O governo decidiu buscar um substituto. Ainda em 1978, o então ministro Dyrceu Nogueira anunciou uma viagem ao Japão para conhecer o primeiro trem-bala do mundo. O veículo japonês havia sido inaugurado em 1964, mesmo ano em que os militares assumiam o poder no Brasil. Nogueira era comandante do 1º Batalhão Ferroviário e tinha predileção pelo tema. A visita, que selaria um pacto feito pelo presidente Ernesto Geisel em viagem ao Oriente dois anos antes, foi duramente atacada em um discurso do deputado Pacheco Chaves (MDB): ele citava a penúria dos cofres públicos em contraste à megalomania do projeto. “O presidente Geisel não deve permitir. Isso apenas redundaria em novas e graves dificuldades para o futuro governo, cuja herança já é assustadora!”, gritou Chaves da tribuna da Câmara dos Deputados na sessão do dia 23 de agosto.

Chaves foi ignorado, e o trem-bala ganhou impulso. O projeto foi levado à imprensa dezenas de vezes, apresentado como a porta de entrada do Brasil na modernidade. Reportagens de página inteira mostravam a capacidade de carga dos vagões, a velocidade dos motores, o conforto e a sofisticação das cabines. Anúncios de agências de viagem nos pés-de-página vendiam pacotes turísticos para brasileiros que quisessem conhecer o Japão e andar no trem oriental.
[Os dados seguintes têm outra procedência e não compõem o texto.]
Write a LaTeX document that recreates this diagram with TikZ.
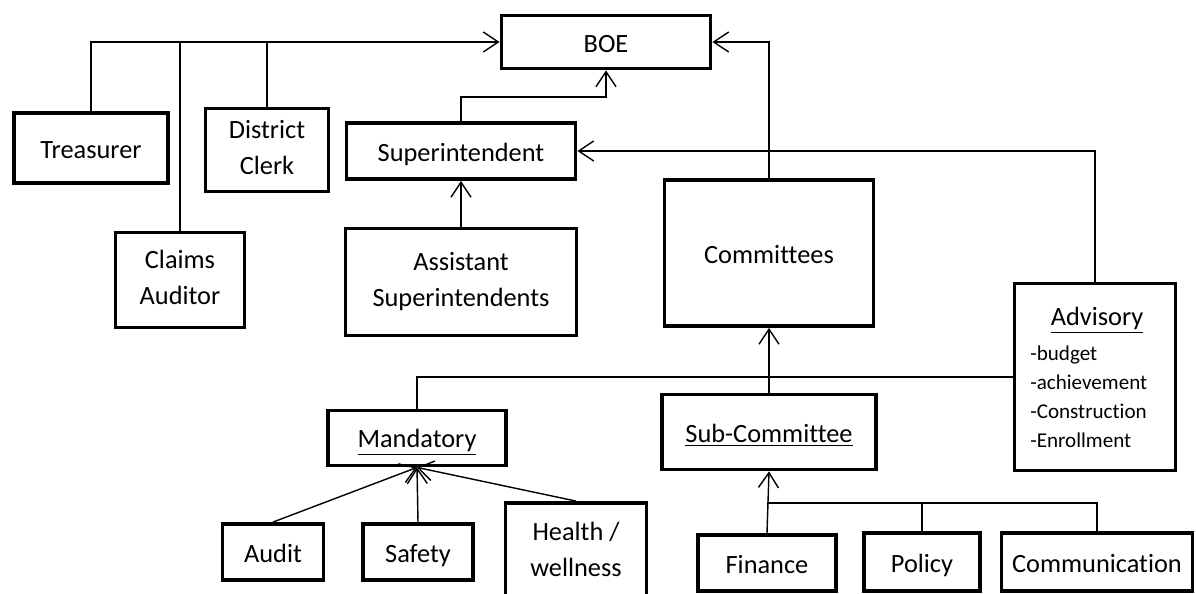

O esforço do ministro Dyrceu Nogueira foi em vão. Nos anos seguintes, japoneses, espanhois e franceses tentariam negociar com o Brasil a instalação da linha rápida, oferecendo tecnologia e crédito, mas as condições financeiras do país eram assustadoras aos estrangeiros.

Morte prematura de presidente, inflação descontrolada, dívida externa impagável, impeachment e secura financeira seriam problemas mais prementes ao Brasil da segunda metade do século 20 do que ligar suas duas principais cidades por trilhos. “Bangladânia, meio Bangladesh meio Albânia, é a Terra Não Prometida para a qual alguns constituintes estão querendo arrastar 130 milhões de brasileiros”, escreveu Mário Henrique Simonsen, banqueiro e ex-ministro de governos militares, no artigo O trem-bala para Bangladânia, publicado em 1987 no jornal O Globo. Simonsen criticava a sanha dos políticos em querer resolver contingências do capitalismo na base do canetaço, o que poderia levar o país para uma terra sombria, a Bangladânia, e batizou o artigo fazendo alegoria a mais uma tentativa do governo em construir o trem — projeto abandonado no mesmo ano.

Poucos anos depois, em 1990, no entanto, uma das oportunidades mais concretas para o projeto aportou na Baía de Guanabara a bordo do Le Pharaon, um iate de 60 metros capaz de acomodar 12 convidados e 11 tripulantes. Na ponte de comando estava o bilionário saudita Ghaith Pharaon, educado no Ocidente com dinheiro do reino, acionista de um banco de investimentos e sócio da família Bush em uma empresa de geração de energia.